A 19-year-old woman experiencing a mental health crisis recently spent 10 days in a Lewiston emergency room awaiting treatment. Though a place was finally found for her, dozens of other people who have similar issues are still waiting for services that they’re not getting – a complex challenge that won’t be resolved until Maine enables residents to seek preventive care regardless of their income.

Police brought Chyann Cahill-Hassett to the St. Mary’s Regional Medical Center ER on Sept. 1 after she had a breakdown, lashed out at a residential treatment provider and then ran away, her mother, Maureen Cahill, of Northwood, New Hampshire, told The Associated Press.

While Cahill searched across five states for treatment options, her daughter, who is cognitively disabled, slept on chairs and shared common space with others in crisis, like a drunken man whose pants were falling down and tried to sit on the teenager’s lap.
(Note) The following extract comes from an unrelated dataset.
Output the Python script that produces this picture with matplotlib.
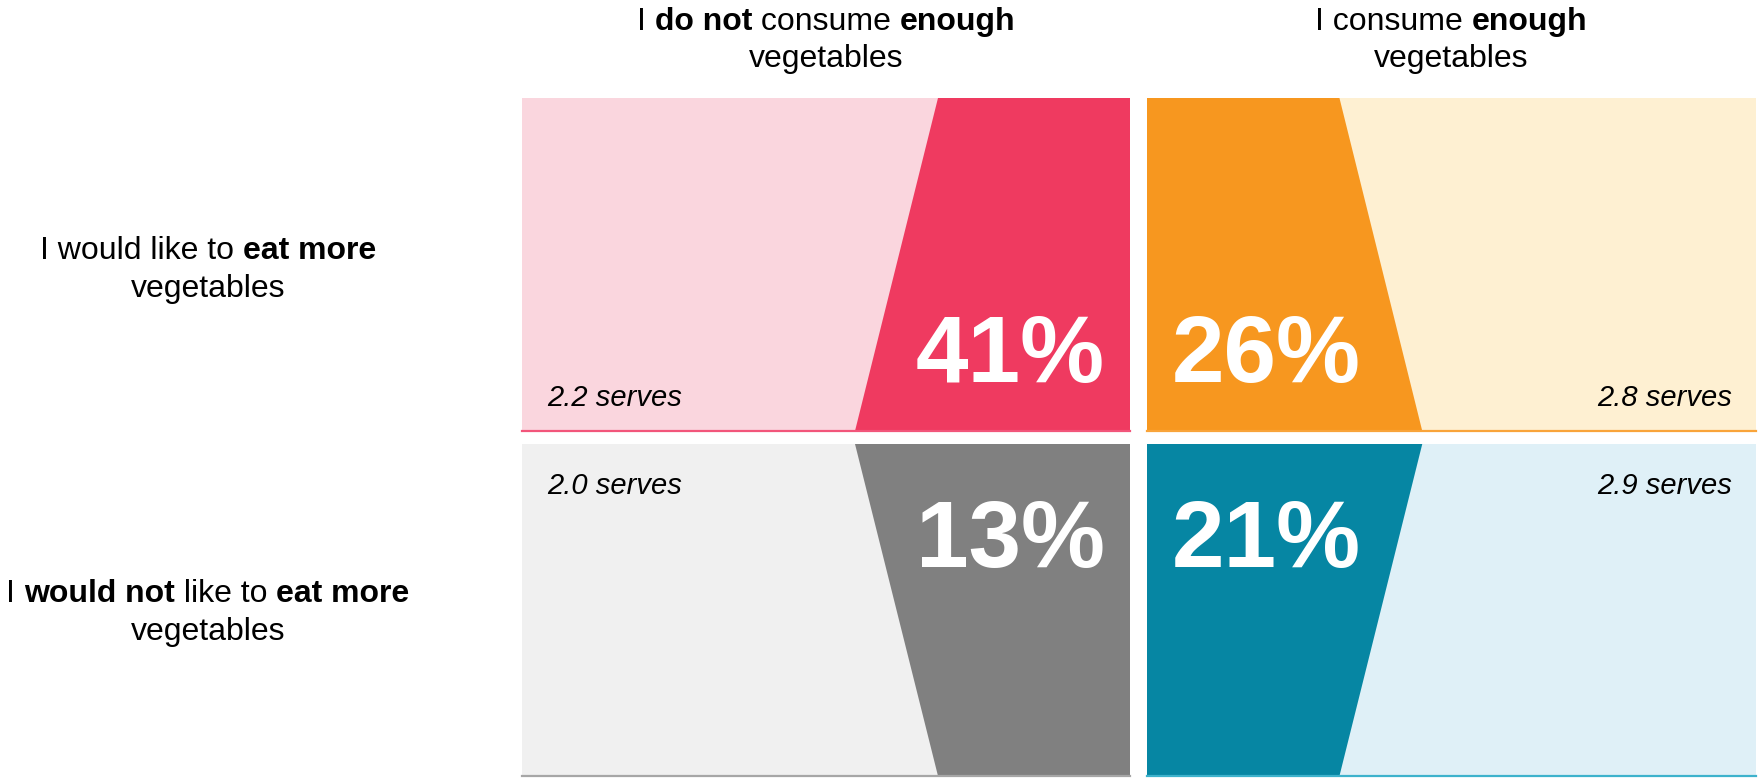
import matplotlib.pyplot as plt

plt.rcParams['font.family'] = ['Liberation Sans', 'DejaVu Sans']

W, H = 1760, 778

# column / row headings, split into (text, weight) runs
col_heads = [
    [[("I ", "normal"), ("do not", "bold"), (" consume ", "normal"), ("enough", "bold")],
     [("vegetables", "normal")]],
    [[("I consume ", "normal"), ("enough", "bold")],
     [("vegetables", "normal")]],
]
row_heads = [
    [[("I would like to ", "normal"), ("eat more", "bold")],
     [("vegetables", "normal")]],
    [[("I ", "normal"), ("would not", "bold"), (" like to ", "normal"), ("eat more", "bold")],
     [("vegetables", "normal")]],
]

shares = [[41, 26], [13, 21]]
serves = [[2.2, 2.8], [2.0, 2.9]]

dark = [["#EF3A60", "#F7971F"], ["#808080", "#0686A3"]]
light = [["#FAD6DE", "#FEF0D2"], ["#F0F0F0", "#DFF0F7"]]
edge = [["#F2557A", "#F9A43A"], ["#A6A6A6", "#3DB2CC"]]

# panel boxes in pixels (left, width) and (top, height)
cols = [(522, 608), (1147, 609)]
rows = [(98, 333), (444, 332)]
narrow, wide = 0.316, 0.452

fig = plt.figure(figsize=(W / 100, H / 100), dpi=100)
renderer = fig.canvas.get_renderer()


def text_width(s, size, weight):
    # bars on both sides keep leading/trailing spaces in the measurement
    t1 = fig.text(0, 0, "|" + s + "|", fontsize=size, fontweight=weight)
    t2 = fig.text(0, 0, "||", fontsize=size, fontweight=weight)
    w = t1.get_window_extent(renderer).width - t2.get_window_extent(renderer).width
    t1.remove()
    t2.remove()
    return w


def rich_line(cx, y, runs, size=23):
    widths = [text_width(s, size, w) for s, w in runs]
    x = cx - sum(widths) / 2
    for (s, w), wd in zip(runs, widths):
        fig.text(x / W, 1 - y / H, s, fontsize=size, fontweight=w,
                 ha='left', va='baseline', color='black')
        x += wd


for i, (top, h) in enumerate(rows):
    for j, (left, w) in enumerate(cols):
        ax = fig.add_axes([left / W, 1 - (top + h) / H, w / W, h / H])
        ax.set_xlim(0, 1)
        ax.set_ylim(0, 1)
        ax.set_facecolor(light[i][j])
        ax.set_xticks([])
        ax.set_yticks([])
        for side in ['top', 'left', 'right']:
            ax.spines[side].set_visible(False)
        ax.spines['bottom'].set_color(edge[i][j])
        ax.spines['bottom'].set_linewidth(1.6)

        bot = wide if i == 0 else narrow
        tp = narrow if i == 0 else wide
        if j == 0:
            xs = [1 - bot, 1, 1, 1 - tp]
        else:
            xs = [0, bot, tp, 0]
        ax.fill(xs, [0, 0, 1, 1], color=dark[i][j], lw=0)

        py = 0.147 if i == 0 else 0.63
        sy = 0.075 if i == 0 else 0.849
        if j == 0:
            ax.text(0.959, py, f"{shares[i][j]}%", ha='right', va='baseline',
                    fontsize=68, fontweight='bold', color='white')
            ax.text(0.041, sy, f"{serves[i][j]:.1f} serves", ha='left', va='baseline',
                    fontsize=21, style='italic', color='black')
        else:
            ax.text(0.041, py, f"{shares[i][j]}%", ha='left', va='baseline',
                    fontsize=68, fontweight='bold', color='white')
            ax.text(0.961, sy, f"{serves[i][j]:.1f} serves", ha='right', va='baseline',
                    fontsize=21, style='italic', color='black')

for j, (left, w) in enumerate(cols):
    rich_line(left + w / 2, 30, col_heads[j][0])
    rich_line(left + w / 2, 67, col_heads[j][1])

for i, base in enumerate([259, 602]):
    rich_line(208, base, row_heads[i][0])
    rich_line(208, base + 38, row_heads[i][1])

fig.savefig("out.png", dpi=100)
It took until Sept. 11 for a spot to open up on the psychiatric floor of St. Mary’s.

Similar scenarios play out every day, in Maine and across the country, driven by a surge in demand and shortages of staff, beds and treatment facilities. St. Mary’s, for example, opened an ER in 2010 just for people who have mental illnesses. It now sees over 400 patients a month, the Sun Journal of Lewiston recently reported – a jump of 78 percent in five years.

Though Maine has over 500 beds for mental health patients, some are set aside for specific groups, like senior citizens or children, and others are unavailable because there’s no staff to cover them. Meanwhile, ER patients can’t move to inpatient psychiatric units because the people there are waiting for beds to open up at backlogged long-term facilities.

Recognizing and screening people for mental illness ensures they get treatment before they need inpatient or long-term care. But Maine has missed a key opportunity to intervene, repeatedly rejecting federal Medicaid expansion funds and leaving 70,000 residents without any mental health coverage at all.

Poverty is endemic in Maine, and more than a third of adults here who receive Medicaid have a diagnosable mental health condition. But opting out of Medicaid expansion will limit the ability of community mental health centers to reach community members with mental illnesses before their condition deteriorates, a recent study predicts.

The gap between the need for psychiatric care in Maine and the services available here will continue to grow – and so will the crowds in the emergency rooms of hospitals around the state.